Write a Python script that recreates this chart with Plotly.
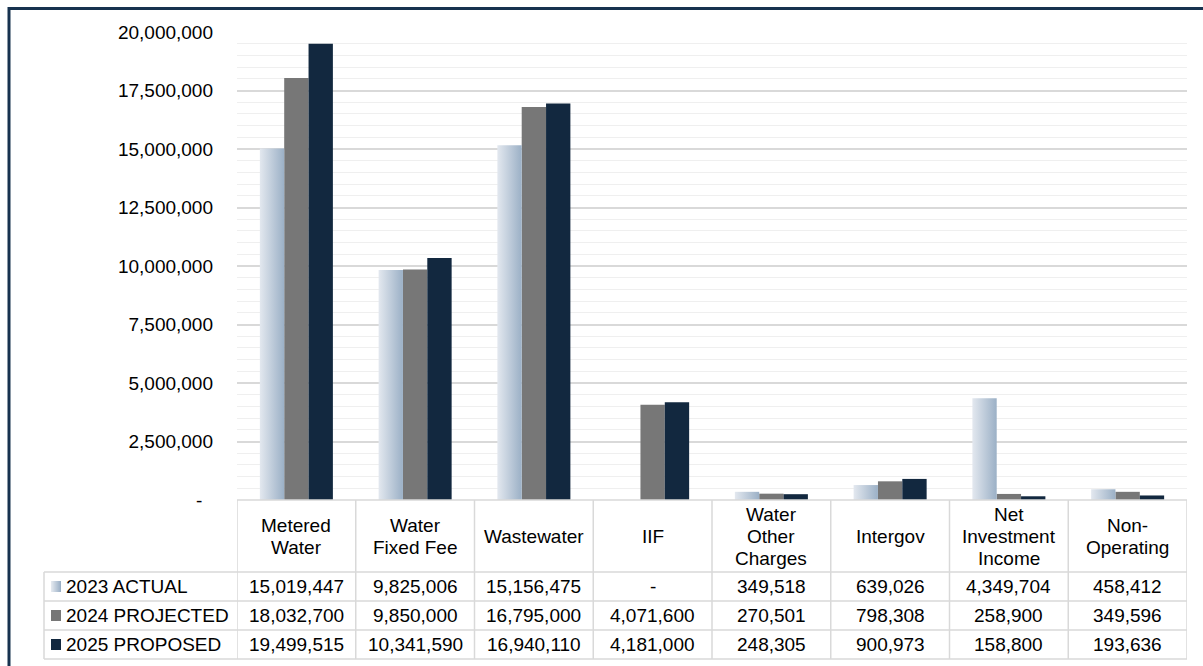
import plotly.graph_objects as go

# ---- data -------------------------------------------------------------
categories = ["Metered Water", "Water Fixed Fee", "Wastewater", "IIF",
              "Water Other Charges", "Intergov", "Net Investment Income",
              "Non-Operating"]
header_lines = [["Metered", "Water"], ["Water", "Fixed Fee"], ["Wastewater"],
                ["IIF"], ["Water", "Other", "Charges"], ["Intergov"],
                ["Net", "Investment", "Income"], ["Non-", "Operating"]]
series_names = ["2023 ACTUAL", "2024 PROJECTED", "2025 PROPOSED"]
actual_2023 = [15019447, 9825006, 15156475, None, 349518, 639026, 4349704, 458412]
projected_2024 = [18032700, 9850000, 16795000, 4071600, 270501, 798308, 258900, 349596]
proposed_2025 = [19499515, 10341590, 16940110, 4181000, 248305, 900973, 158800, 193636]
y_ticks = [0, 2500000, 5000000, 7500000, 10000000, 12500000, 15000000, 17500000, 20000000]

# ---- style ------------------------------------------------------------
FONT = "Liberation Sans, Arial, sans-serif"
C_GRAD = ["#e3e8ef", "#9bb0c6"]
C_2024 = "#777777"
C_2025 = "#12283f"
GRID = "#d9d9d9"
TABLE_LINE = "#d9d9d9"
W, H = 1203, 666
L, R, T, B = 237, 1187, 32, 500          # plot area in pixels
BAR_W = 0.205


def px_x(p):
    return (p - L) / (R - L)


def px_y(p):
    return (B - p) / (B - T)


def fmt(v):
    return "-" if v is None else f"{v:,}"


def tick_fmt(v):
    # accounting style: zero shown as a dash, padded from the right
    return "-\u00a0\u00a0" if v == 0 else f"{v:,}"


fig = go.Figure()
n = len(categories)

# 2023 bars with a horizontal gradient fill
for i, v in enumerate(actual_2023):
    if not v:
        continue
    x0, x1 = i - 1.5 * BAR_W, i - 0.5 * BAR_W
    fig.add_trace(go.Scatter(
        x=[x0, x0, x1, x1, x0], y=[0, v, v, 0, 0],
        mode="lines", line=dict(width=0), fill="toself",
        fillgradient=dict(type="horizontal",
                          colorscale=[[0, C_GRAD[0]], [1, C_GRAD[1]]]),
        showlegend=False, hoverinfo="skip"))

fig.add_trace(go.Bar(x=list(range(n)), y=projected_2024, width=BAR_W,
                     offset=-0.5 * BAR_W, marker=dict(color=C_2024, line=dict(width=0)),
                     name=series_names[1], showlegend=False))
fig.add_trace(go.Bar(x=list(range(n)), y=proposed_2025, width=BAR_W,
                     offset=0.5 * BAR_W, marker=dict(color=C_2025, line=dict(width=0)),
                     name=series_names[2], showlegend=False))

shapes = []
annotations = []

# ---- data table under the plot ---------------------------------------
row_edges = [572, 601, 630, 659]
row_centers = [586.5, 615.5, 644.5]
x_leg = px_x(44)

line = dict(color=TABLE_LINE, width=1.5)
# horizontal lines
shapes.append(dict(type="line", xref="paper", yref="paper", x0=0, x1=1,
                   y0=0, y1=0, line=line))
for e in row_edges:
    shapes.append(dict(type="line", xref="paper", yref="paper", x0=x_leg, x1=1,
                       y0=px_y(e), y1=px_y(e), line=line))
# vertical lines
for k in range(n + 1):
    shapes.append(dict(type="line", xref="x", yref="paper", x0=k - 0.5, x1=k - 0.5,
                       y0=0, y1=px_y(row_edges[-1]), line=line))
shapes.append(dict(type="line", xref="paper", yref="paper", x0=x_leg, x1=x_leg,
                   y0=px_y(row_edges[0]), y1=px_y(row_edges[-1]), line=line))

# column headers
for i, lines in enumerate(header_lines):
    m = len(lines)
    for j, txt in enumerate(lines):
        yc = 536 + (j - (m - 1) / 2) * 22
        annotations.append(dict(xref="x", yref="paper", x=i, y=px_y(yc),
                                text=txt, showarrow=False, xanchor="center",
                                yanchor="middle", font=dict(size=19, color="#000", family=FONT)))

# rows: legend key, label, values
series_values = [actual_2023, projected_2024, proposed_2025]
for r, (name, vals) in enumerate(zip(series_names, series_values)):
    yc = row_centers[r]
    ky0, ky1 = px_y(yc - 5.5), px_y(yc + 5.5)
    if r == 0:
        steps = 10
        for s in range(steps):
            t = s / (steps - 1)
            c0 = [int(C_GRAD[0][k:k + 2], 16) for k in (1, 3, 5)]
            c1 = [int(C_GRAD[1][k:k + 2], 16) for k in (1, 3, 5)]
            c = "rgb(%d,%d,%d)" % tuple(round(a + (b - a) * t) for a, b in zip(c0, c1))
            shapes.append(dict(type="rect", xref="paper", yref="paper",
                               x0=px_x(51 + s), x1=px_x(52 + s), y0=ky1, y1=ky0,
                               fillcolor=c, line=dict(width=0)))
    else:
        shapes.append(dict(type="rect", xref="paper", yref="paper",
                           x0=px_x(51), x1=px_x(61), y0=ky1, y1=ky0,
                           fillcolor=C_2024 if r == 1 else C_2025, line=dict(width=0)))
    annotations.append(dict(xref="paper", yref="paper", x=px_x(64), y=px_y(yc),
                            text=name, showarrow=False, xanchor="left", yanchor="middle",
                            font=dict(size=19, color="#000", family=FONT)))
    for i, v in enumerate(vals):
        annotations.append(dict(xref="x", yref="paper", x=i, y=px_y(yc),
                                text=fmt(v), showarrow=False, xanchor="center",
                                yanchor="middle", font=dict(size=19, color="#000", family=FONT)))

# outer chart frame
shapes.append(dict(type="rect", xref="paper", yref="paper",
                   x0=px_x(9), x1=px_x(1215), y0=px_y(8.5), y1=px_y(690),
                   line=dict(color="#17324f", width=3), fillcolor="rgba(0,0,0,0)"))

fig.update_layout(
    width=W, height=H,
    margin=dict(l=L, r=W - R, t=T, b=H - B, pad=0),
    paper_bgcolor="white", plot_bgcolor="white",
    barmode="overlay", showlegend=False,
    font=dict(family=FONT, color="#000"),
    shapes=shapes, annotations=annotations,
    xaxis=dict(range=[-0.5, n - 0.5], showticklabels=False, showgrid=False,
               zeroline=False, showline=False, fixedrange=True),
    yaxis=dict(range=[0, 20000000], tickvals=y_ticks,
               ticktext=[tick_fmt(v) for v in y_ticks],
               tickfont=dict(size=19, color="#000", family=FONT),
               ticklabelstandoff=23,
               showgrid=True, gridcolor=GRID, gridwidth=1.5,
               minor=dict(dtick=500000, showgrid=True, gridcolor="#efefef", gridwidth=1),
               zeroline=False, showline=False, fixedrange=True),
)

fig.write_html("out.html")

EXERCISE:
Reproduce the material word for word. Any pictures should be left out of the copy.

IN RESPONSE:
Write a Python script that recreates this chart with Plotly.
import plotly.graph_objects as go

# ---- data -------------------------------------------------------------
categories = ["Metered Water", "Water Fixed Fee", "Wastewater", "IIF",
              "Water Other Charges", "Intergov", "Net Investment Income",
              "Non-Operating"]
header_lines = [["Metered", "Water"], ["Water", "Fixed Fee"], ["Wastewater"],
                ["IIF"], ["Water", "Other", "Charges"], ["Intergov"],
                ["Net", "Investment", "Income"], ["Non-", "Operating"]]
series_names = ["2023 ACTUAL", "2024 PROJECTED", "2025 PROPOSED"]
actual_2023 = [15019447, 9825006, 15156475, None, 349518, 639026, 4349704, 458412]
projected_2024 = [18032700, 9850000, 16795000, 4071600, 270501, 798308, 258900, 349596]
proposed_2025 = [19499515, 10341590, 16940110, 4181000, 248305, 900973, 158800, 193636]
y_ticks = [0, 2500000, 5000000, 7500000, 10000000, 12500000, 15000000, 17500000, 20000000]

# ---- style ------------------------------------------------------------
FONT = "Liberation Sans, Arial, sans-serif"
C_GRAD = ["#e3e8ef", "#9bb0c6"]
C_2024 = "#777777"
C_2025 = "#12283f"
GRID = "#d9d9d9"
TABLE_LINE = "#d9d9d9"
W, H = 1203, 666
L, R, T, B = 237, 1187, 32, 500          # plot area in pixels
BAR_W = 0.205


def px_x(p):
    return (p - L) / (R - L)


def px_y(p):
    return (B - p) / (B - T)


def fmt(v):
    return "-" if v is None else f"{v:,}"


def tick_fmt(v):
    # accounting style: zero shown as a dash, padded from the right
    return "-\u00a0\u00a0" if v == 0 else f"{v:,}"


fig = go.Figure()
n = len(categories)

# 2023 bars with a horizontal gradient fill
for i, v in enumerate(actual_2023):
    if not v:
        continue
    x0, x1 = i - 1.5 * BAR_W, i - 0.5 * BAR_W
    fig.add_trace(go.Scatter(
        x=[x0, x0, x1, x1, x0], y=[0, v, v, 0, 0],
        mode="lines", line=dict(width=0), fill="toself",
        fillgradient=dict(type="horizontal",
                          colorscale=[[0, C_GRAD[0]], [1, C_GRAD[1]]]),
        showlegend=False, hoverinfo="skip"))

fig.add_trace(go.Bar(x=list(range(n)), y=projected_2024, width=BAR_W,
                     offset=-0.5 * BAR_W, marker=dict(color=C_2024, line=dict(width=0)),
                     name=series_names[1], showlegend=False))
fig.add_trace(go.Bar(x=list(range(n)), y=proposed_2025, width=BAR_W,
                     offset=0.5 * BAR_W, marker=dict(color=C_2025, line=dict(width=0)),
                     name=series_names[2], showlegend=False))

shapes = []
annotations = []

# ---- data table under the plot ---------------------------------------
row_edges = [572, 601, 630, 659]
row_centers = [586.5, 615.5, 644.5]
x_leg = px_x(44)

line = dict(color=TABLE_LINE, width=1.5)
# horizontal lines
shapes.append(dict(type="line", xref="paper", yref="paper", x0=0, x1=1,
                   y0=0, y1=0, line=line))
for e in row_edges:
    shapes.append(dict(type="line", xref="paper", yref="paper", x0=x_leg, x1=1,
                       y0=px_y(e), y1=px_y(e), line=line))
# vertical lines
for k in range(n + 1):
    shapes.append(dict(type="line", xref="x", yref="paper", x0=k - 0.5, x1=k - 0.5,
                       y0=0, y1=px_y(row_edges[-1]), line=line))
shapes.append(dict(type="line", xref="paper", yref="paper", x0=x_leg, x1=x_leg,
                   y0=px_y(row_edges[0]), y1=px_y(row_edges[-1]), line=line))

# column headers
for i, lines in enumerate(header_lines):
    m = len(lines)
    for j, txt in enumerate(lines):
        yc = 536 + (j - (m - 1) / 2) * 22
        annotations.append(dict(xref="x", yref="paper", x=i, y=px_y(yc),
                                text=txt, showarrow=False, xanchor="center",
                                yanchor="middle", font=dict(size=19, color="#000", family=FONT)))

# rows: legend key, label, values
series_values = [actual_2023, projected_2024, proposed_2025]
for r, (name, vals) in enumerate(zip(series_names, series_values)):
    yc = row_centers[r]
    ky0, ky1 = px_y(yc - 5.5), px_y(yc + 5.5)
    if r == 0:
        steps = 10
        for s in range(steps):
            t = s / (steps - 1)
            c0 = [int(C_GRAD[0][k:k + 2], 16) for k in (1, 3, 5)]
            c1 = [int(C_GRAD[1][k:k + 2], 16) for k in (1, 3, 5)]
            c = "rgb(%d,%d,%d)" % tuple(round(a + (b - a) * t) for a, b in zip(c0, c1))
            shapes.append(dict(type="rect", xref="paper", yref="paper",
                               x0=px_x(51 + s), x1=px_x(52 + s), y0=ky1, y1=ky0,
                               fillcolor=c, line=dict(width=0)))
    else:
        shapes.append(dict(type="rect", xref="paper", yref="paper",
                           x0=px_x(51), x1=px_x(61), y0=ky1, y1=ky0,
                           fillcolor=C_2024 if r == 1 else C_2025, line=dict(width=0)))
    annotations.append(dict(xref="paper", yref="paper", x=px_x(64), y=px_y(yc),
                            text=name, showarrow=False, xanchor="left", yanchor="middle",
                            font=dict(size=19, color="#000", family=FONT)))
    for i, v in enumerate(vals):
        annotations.append(dict(xref="x", yref="paper", x=i, y=px_y(yc),
                                text=fmt(v), showarrow=False, xanchor="center",
                                yanchor="middle", font=dict(size=19, color="#000", family=FONT)))

# outer chart frame
shapes.append(dict(type="rect", xref="paper", yref="paper",
                   x0=px_x(9), x1=px_x(1215), y0=px_y(8.5), y1=px_y(690),
                   line=dict(color="#17324f", width=3), fillcolor="rgba(0,0,0,0)"))

fig.update_layout(
    width=W, height=H,
    margin=dict(l=L, r=W - R, t=T, b=H - B, pad=0),
    paper_bgcolor="white", plot_bgcolor="white",
    barmode="overlay", showlegend=False,
    font=dict(family=FONT, color="#000"),
    shapes=shapes, annotations=annotations,
    xaxis=dict(range=[-0.5, n - 0.5], showticklabels=False, showgrid=False,
               zeroline=False, showline=False, fixedrange=True),
    yaxis=dict(range=[0, 20000000], tickvals=y_ticks,
               ticktext=[tick_fmt(v) for v in y_ticks],
               tickfont=dict(size=19, color="#000", family=FONT),
               ticklabelstandoff=23,
               showgrid=True, gridcolor=GRID, gridwidth=1.5,
               minor=dict(dtick=500000, showgrid=True, gridcolor="#efefef", gridwidth=1),
               zeroline=False, showline=False, fixedrange=True),
)

fig.write_html("out.html")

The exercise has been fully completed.